Doch auch Pastoren, Diakone, Erzieher und Musiker aus Kirchengemeinden gehörten zu den Tätern. Die Amtsträger hätten sich einer "gezielten Ausnutzung und Manipulation von Obhutsverhältnissen" schuldig gemacht, betonte Mainusch. In früheren Jahrzehnten habe außerdem die sehr starke öffentliche Autoritätsstellung von Pfarrern wesentlich dazu beigetragen, dass viele von sexuellem Missbrauch betroffene Menschen nicht den Mut gehabt hätten, ihren Fall offenzulegen.

Soweit die Kirchenleitung davon wusste, seien die Täter seit 1998 aus dem Dienst entfernt worden. Am Montag war der Fall eines 2013 verstorbenen Pastors aus der Gemeinde Rosengarten bei Hamburg bekanntgeworden, der seit 1987 über viele Jahre eine frühere Konfirmandin sexuell missbraucht hatte.
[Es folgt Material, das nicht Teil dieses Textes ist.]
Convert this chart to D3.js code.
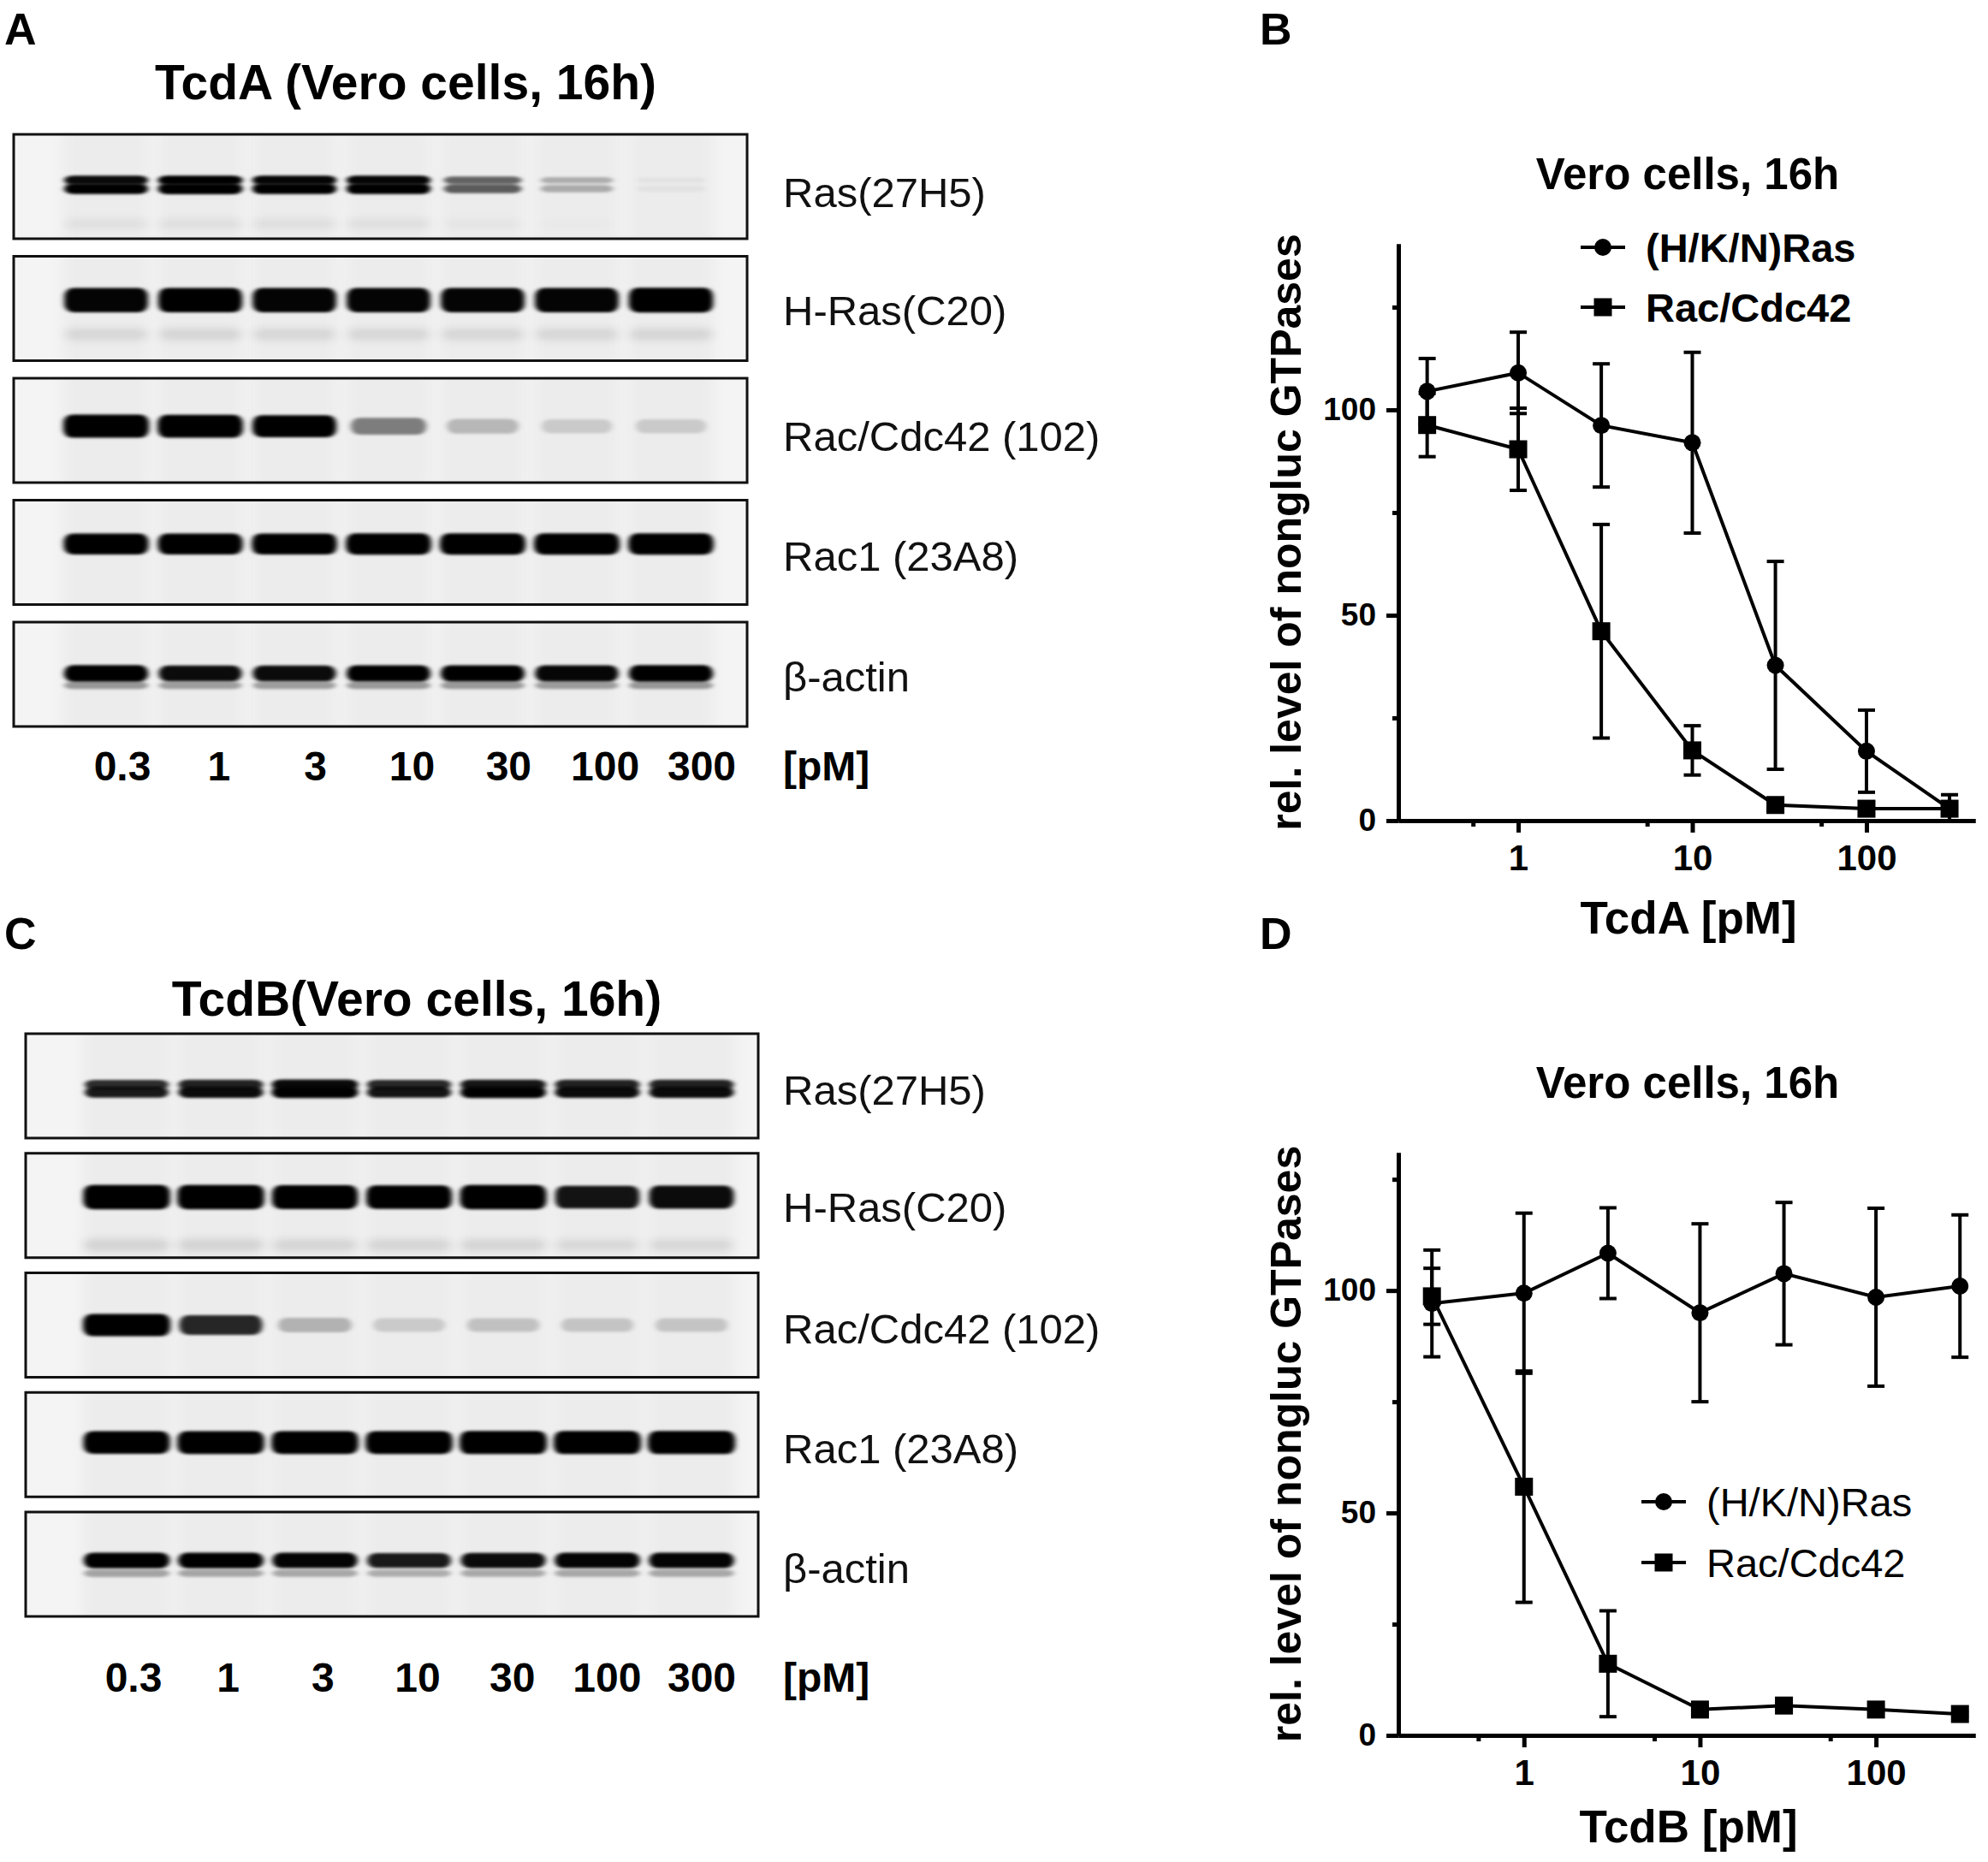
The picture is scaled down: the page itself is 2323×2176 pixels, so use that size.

Die neuen "Grundsätze für die Prävention, Intervention, Hilfe und Aufarbeitung in Fällen sexualisierter Gewalt" nehmen eine 2019 erlassene Richtlinie der Evangelischen Kirche in Deutschland (EKD) auf. Sie beschreiben die Eckpunkte des landeskirchlichen Präventionskonzepts. Es sieht für alle beruflich und ehrenamtlich Mitarbeitenden, die mit Kindern und Jugendlichen zu tun haben, und für alle Leitungspersonen verpflichtende Fortbildungen zum Thema sexualisierte Gewalt vor.

Anschuldigungen und Verdachtsmomenten in konkreten Fällen sexualisierter Gewalt ist nach den Grundsätzen "unverzüglich und konsequent" nachzugehen. Die Landeskirche verpflichtet sich dabei, eng mit den staatlichen Strafverfolgungsbehörden zusammenzuarbeiten.

Gleichzeitig will die Kirche die von Missbrauch betroffenen Menschen bei der individuellen Aufarbeitung sexualisierter Gewalt unterstützen, etwa durch Beratung auch in nichtkirchlichen Einrichtungen, durch die Mitfinanzierung von Therapien und durch "Leistungen in Anerkennung des erlittenen Leids", die seit 2012 gezahlt werden.

Mainusch rief weitere Betroffene auf, sich bei den kirchlichen Ansprechstellen oder anderen Beratungseinrichtungen zu melden: "Wir wollen Sie ermutigen, das offenzulegen." Der Dialog mit Betroffenen sei wichtig, um deren Anliegen aufzunehmen und die Aufarbeitung sexualisierter Gewalt laufend fortzuentwickeln.